# Caffeine levels?



## Heligan (Aug 24, 2013)

Does anyone know how much caffeine levels vary between different beans? I know robusta has a higher level than arabica, but I'm wondering if there's much variation within arabicas. I'm intrigued that sometimes anything beyond my usual double in a flat white at breakfast can give me the jitters and yet other times (like today) I can have more without a problem, albeit with different beans. It would be nice to know in advance if I'm safe to have another!


----------



## coffeechap (Apr 5, 2012)

any blend with robusta in it will have a higher caffeine content than a single origin arabica. I believe there are variances in the caffeine levels between SO beans but am not sure where you would get that information from. I find if I stick to SO origin beans, the amount of coffee I can drink before the shakes set in is a lot more than a coffee with robusta in the blend.


----------



## mike 100 (Jul 15, 2010)

I believe that a lot of Mexican coffee's are generally lower in caffeine, so may be worth a try, or my solution was to buy Rave's de-caff blend which is excellent!


----------



## Heligan (Aug 24, 2013)

Coffeechap - I have been mainly buying blends as, rightly or wrongly, I perceive them to be more forgiving of a beginner's technique. I think only a couple have had robusta in them though. I had a problem with one blend in particular which made me feel really jittery, perhaps that's one for me to avoid, although it did taste delicious.

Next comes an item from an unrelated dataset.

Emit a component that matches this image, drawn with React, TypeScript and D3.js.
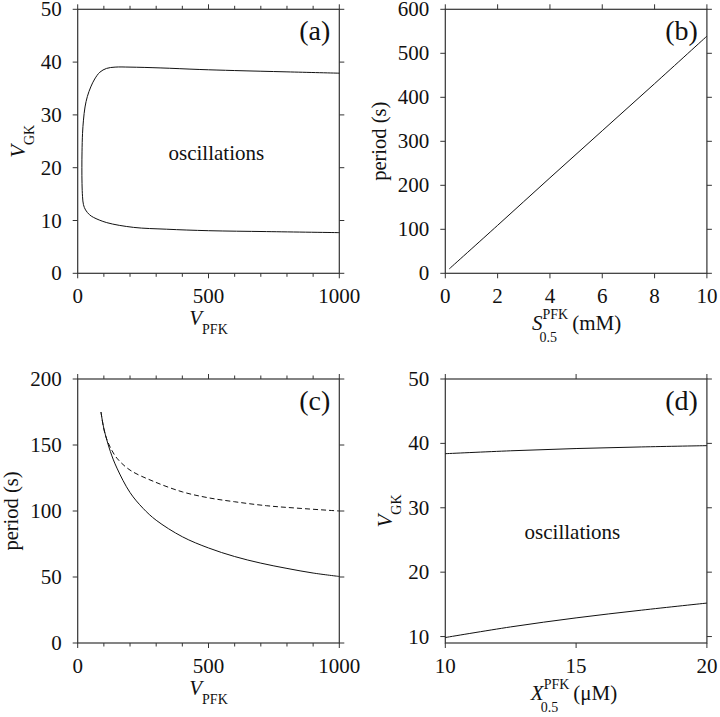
import React, { useEffect } from "react";
import * as d3 from "d3";

// ---------- data ----------
// Panel (a): oscillation boundary in (V_PFK, V_GK), traced from the upper branch (right to left) to the lower branch
const aUpperVpfk = [1000, 800, 600, 467, 315, 200, 143, 110, 85, 65, 50, 37, 28, 22, 18.5, 16.5, 16];
const aUpperVgk = [37.9, 38.15, 38.4, 38.6, 38.9, 39.05, 39.05, 38.8, 38.1, 36.8, 35.3, 33.5, 31.5, 29, 26.5, 23, 20];
const aLowerVpfk = [16.5, 18.5, 22, 30, 45, 60, 111, 213, 340, 500, 722, 1000];
const aLowerVgk = [17, 14.5, 13, 12, 11.1, 10.6, 9.6, 8.7, 8.35, 8.07, 7.9, 7.7];

// Panel (b): period vs S0.5
const bS05 = [0.15, 2, 4, 6, 8, 10];
const bPeriod = [10, 109, 217, 324, 431, 539];

// Panel (c): period vs V_PFK
const cSolidV = [89, 100, 125, 150, 200, 250, 300, 400, 500, 600, 700, 800, 900, 1000];
const cSolidP = [175, 162.5, 145, 132.5, 114, 102, 93, 80.5, 72, 65.5, 60.5, 56.5, 53, 50.4];
const cDashV = [89, 100, 110, 125, 150, 200, 289, 400, 500, 600, 722, 850, 1000];
const cDashP = [175, 162, 155, 148, 140, 131, 122.5, 114.5, 110, 107, 104, 102, 100];

// Panel (d): boundaries in (X0.5, V_GK)
const dX05 = [10, 12.5, 15, 17.5, 20];
const dUpper = [38.4, 38.85, 39.2, 39.45, 39.65];
const dLower = [9.85, 11.5, 12.9, 14.1, 15.2];

// ticks
const vpfkTicks = [0, 500, 1000];
const vpfkMinor = [100, 200, 300, 400, 600, 700, 800, 900];
const vgkTicksA = [0, 10, 20, 30, 40, 50];
const sTicks = [0, 2, 4, 6, 8, 10];
const periodTicksB = [0, 100, 200, 300, 400, 500, 600];
const periodTicksC = [0, 50, 100, 150, 200];
const xTicksD = [10, 15, 20];
const vgkTicksD = [10, 20, 30, 40, 50];

const FONT = "'Liberation Serif', 'Times New Roman', Times, serif";
const PW = 261.6;
const PH = 264;
const AX = "#333";

type Pt = [number, number];
const zip = (a: number[], b: number[]): Pt[] => a.map((v, i) => [v, b[i]]);

type PanelProps = {
  left: number;
  top: number;
  xDomain: [number, number];
  yDomain: [number, number];
  xTicks: number[];
  yTicks: number[];
  xMinor?: number[];
  topTicks?: number[];
  label: string;
  render: (x: d3.ScaleLinear<number, number>, y: d3.ScaleLinear<number, number>) => React.ReactNode;
};

function Panel({ left, top, xDomain, yDomain, xTicks, yTicks, xMinor = [], topTicks, label, render }: PanelProps) {
  const x = d3.scaleLinear().domain(xDomain).range([left, left + PW]);
  const y = d3.scaleLinear().domain(yDomain).range([top + PH, top]);
  const right = left + PW;
  const bottom = top + PH;
  const tt = topTicks ?? xTicks;
  return (
    <g>
      <rect x={left} y={top} width={PW} height={PH} fill="none" stroke={AX} strokeWidth={1.2} />
      {xTicks.map((t) => (
        <line key={"xb" + t} x1={x(t)} x2={x(t)} y1={bottom} y2={bottom + 5} stroke={AX} strokeWidth={1} />
      ))}
      {tt.map((t) => (
        <line key={"xt" + t} x1={x(t)} x2={x(t)} y1={top} y2={top - 5} stroke={AX} strokeWidth={1} />
      ))}
      {xMinor.map((t) => (
        <g key={"xm" + t}>
          <line x1={x(t)} x2={x(t)} y1={bottom} y2={bottom + 3.5} stroke={AX} strokeWidth={1} />
          <line x1={x(t)} x2={x(t)} y1={top} y2={top - 3.5} stroke={AX} strokeWidth={1} />
        </g>
      ))}
      {yTicks.map((t) => (
        <g key={"y" + t}>
          <line x1={left} x2={left - 5} y1={y(t)} y2={y(t)} stroke={AX} strokeWidth={1} />
          <line x1={right} x2={right + 5} y1={y(t)} y2={y(t)} stroke={AX} strokeWidth={1} />
        </g>
      ))}
      {xTicks.map((t) => (
        <text key={"xl" + t} x={x(t)} y={bottom + 30} textAnchor="middle" fontSize={21} fontFamily={FONT} fill="#111">
          {t}
        </text>
      ))}
      {yTicks.map((t) => (
        <text key={"yl" + t} x={left - 16} y={y(t) + 7} textAnchor="end" fontSize={21} fontFamily={FONT} fill="#111">
          {t}
        </text>
      ))}
      {render(x, y)}
      <text x={right - 9} y={top + 31} textAnchor="end" fontSize={28} fontFamily={FONT} fill="#111">
        {label}
      </text>
    </g>
  );
}

function SubLabel({ cx, cy, main, sub, rotate }: { cx: number; cy: number; main: string; sub: string; rotate?: boolean }) {
  const mainW = 12.8;
  const subW = sub.length === 3 ? 25.7 : 20.2;
  const total = mainW + subW;
  const x0 = -total / 2;
  return (
    <g transform={`translate(${cx},${cy})${rotate ? " rotate(-90)" : ""}`}>
      <text x={x0} y={0} fontSize={21} fontStyle="italic" fontFamily={FONT} fill="#111">
        {main}
      </text>
      <text x={x0 + mainW} y={9} fontSize={14} fontFamily={FONT} fill="#111">
        {sub}
      </text>
    </g>
  );
}

function SupSubLabel({ cx, cy, main, mainW, unit }: { cx: number; cy: number; main: string; mainW: number; unit: string }) {
  const stackW = 25.7;
  const unitW = 48;
  const total = mainW + stackW + 4 + unitW;
  const x0 = cx - total / 2;
  return (
    <g>
      <text x={x0} y={cy} fontSize={21} fontStyle="italic" fontFamily={FONT} fill="#111">
        {main}
      </text>
      <text x={x0 + mainW} y={cy - 11} fontSize={14} fontFamily={FONT} fill="#111">
        PFK
      </text>
      <text x={x0 + mainW - 3} y={cy + 12} fontSize={14} fontFamily={FONT} fill="#111">
        0.5
      </text>
      <text x={x0 + mainW + stackW + 4} y={cy} fontSize={21} fontFamily={FONT} fill="#111">
        {unit}
      </text>
    </g>
  );
}

function RotLabel({ x, cy, text }: { x: number; cy: number; text: string }) {
  return (
    <text transform={`translate(${x},${cy}) rotate(-90)`} textAnchor="middle" fontSize={20.5} fontFamily={FONT} fill="#111">
      {text}
    </text>
  );
}

export default function App() {
  useEffect(() => {
    document.body.style.margin = "0";
  }, []);

  const lineFn = (x: d3.ScaleLinear<number, number>, y: d3.ScaleLinear<number, number>) =>
    d3
      .line<Pt>()
      .x((d) => x(d[0]))
      .y((d) => y(d[1]))
      .curve(d3.curveCatmullRom.alpha(0.5));

  const aPts: Pt[] = [...zip(aUpperVpfk, aUpperVgk), ...zip(aLowerVpfk, aLowerVgk)];

  const L1 = 77.7;
  const L2 = 445.3;
  const T1 = 9.3;
  const T2 = 379;

  return (
    <svg width={720} height={717} style={{ display: "block", background: "#fff" }}>
      <rect width={720} height={717} fill="#fff" />
      {/* (a) */}
      <Panel
        left={L1}
        top={T1}
        xDomain={[0, 1000]}
        yDomain={[0, 50]}
        xTicks={vpfkTicks}
        yTicks={vgkTicksA}
        xMinor={vpfkMinor}
        label="(a)"
        render={(x, y) => (
          <g>
            <path d={lineFn(x, y)(aPts) ?? ""} fill="none" stroke="#111" strokeWidth={1} />
            <text x={x(530)} y={y(21.5)} textAnchor="middle" fontSize={21} fontFamily={FONT} fill="#111">
              oscillations
            </text>
          </g>
        )}
      />
      <SubLabel cx={L1 + PW / 2} cy={T1 + PH + 52} main="V" sub="PFK" />
      <SubLabel cx={L1 - 52.5} cy={T1 + PH / 2} main="V" sub="GK" rotate />

      {/* (b) */}
      <Panel
        left={L2}
        top={T1}
        xDomain={[0, 10]}
        yDomain={[0, 600]}
        xTicks={sTicks}
        yTicks={periodTicksB}
        label="(b)"
        render={(x, y) => (
          <path d={lineFn(x, y)(zip(bS05, bPeriod)) ?? ""} fill="none" stroke="#111" strokeWidth={1} />
        )}
      />
      <SupSubLabel cx={L2 + PW / 2} cy={T1 + PH + 57} main="S" mainW={10.5} unit="(mM)" />
      <RotLabel x={L2 - 59.5} cy={T1 + PH / 2} text="period (s)" />

      {/* (c) */}
      <Panel
        left={L1}
        top={T2}
        xDomain={[0, 1000]}
        yDomain={[0, 200]}
        xTicks={vpfkTicks}
        yTicks={periodTicksC}
        xMinor={vpfkMinor}
        label="(c)"
        render={(x, y) => (
          <g>
            <path d={lineFn(x, y)(zip(cDashV, cDashP)) ?? ""} fill="none" stroke="#111" strokeWidth={1} strokeDasharray="5,3" />
            <path d={lineFn(x, y)(zip(cSolidV, cSolidP)) ?? ""} fill="none" stroke="#111" strokeWidth={1} />
          </g>
        )}
      />
      <SubLabel cx={L1 + PW / 2} cy={T2 + PH + 52} main="V" sub="PFK" />
      <RotLabel x={L1 - 59.5} cy={T2 + PH / 2} text="period (s)" />

      {/* (d) */}
      <Panel
        left={L2}
        top={T2}
        xDomain={[10, 20]}
        yDomain={[9, 50]}
        xTicks={xTicksD}
        yTicks={vgkTicksD}
        label="(d)"
        render={(x, y) => (
          <g>
            <path d={lineFn(x, y)(zip(dX05, dUpper)) ?? ""} fill="none" stroke="#111" strokeWidth={1} />
            <path d={lineFn(x, y)(zip(dX05, dLower)) ?? ""} fill="none" stroke="#111" strokeWidth={1} />
            <text x={x(14.86)} y={y(25.1)} textAnchor="middle" fontSize={21} fontFamily={FONT} fill="#111">
              oscillations
            </text>
          </g>
        )}
      />
      <SupSubLabel cx={L2 + PW / 2} cy={T2 + PH + 57} main="X" mainW={12.8} unit="(μM)" />
      <SubLabel cx={L2 - 53} cy={T2 + PH / 2} main="V" sub="GK" rotate />
    </svg>
  );
}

Mike100 - that's interesting about Mexican coffees. I have tried two or three decafs and I'd agree that Rave's is very good. I suppose the trick is to try to forget that it's decaf, otherwise I tend to feel that there's something missing!


----------



## mike 100 (Jul 15, 2010)

Heligan, Union also do some good decaf's you could always experiment with your own blend of say 50% decaf and 50% of a good single origin bean, has worked for me with a decaf/yirgacheffe blend


----------



## coffeechap (Apr 5, 2012)

Londinium decaf is knockout ...


----------



## Gangstarrrrr (Mar 4, 2013)

coffeechap said:


> Londinium decaf is knockout ...


Agreed.

Didn't like rave decaf, found it quite tangy. Back to the londinium I think!


----------



## Heligan (Aug 24, 2013)

coffeechap said:


> Londinium decaf is knockout ...


I'll give it a go. Londinium beans are quite expensive and so is their postage, so it could be quite pricey to try small quantities like I've been doing so far. How well will they work in the Gaggia, are they tailored more to lever machines?


----------



## Gangstarrrrr (Mar 4, 2013)

Heligan said:


> I'll give it a go. Londinium beans are quite expensive and so is their postage, so it could be quite pricey to try small quantities like I've been doing so far. How well will they work in the Gaggia, are they tailored more to lever machines?


While they're supposedly tailored to the L1 profile, I've used them in my classic and was very impressed.


----------



## mike 100 (Jul 15, 2010)

Gangstarrrrr said:


> Agreed.
> 
> Didn't like rave decaf, found it quite tangy. Back to the londinium I think!


I also found this, but after 10 days it seems to become more mellow with a caramel flavour to it, so now I give it 10 days minimum before starting on it. Must try the Londinium though


----------



## Gangstarrrrr (Mar 4, 2013)

Just went to buy some londinium decaf but I notice prices have gone up and subscriptions don't have delivery included anymore... Will have to see if one can pick up.


----------



## Anthorn (Sep 14, 2013)

Although there is around 35% more caffeine in Robusta than in Arabica beans there is a way of reducing the caffeine in a Robusta blend while preserving much of the Robusta contribution. That's by including Excelsa beans in the blend which are very light in the caffeine department but taste a lot like Robusta. Excelsa beans can also be added to an Arabica decaf to give it more punch.

Sometimes it's what we're not told that is most relevant


----------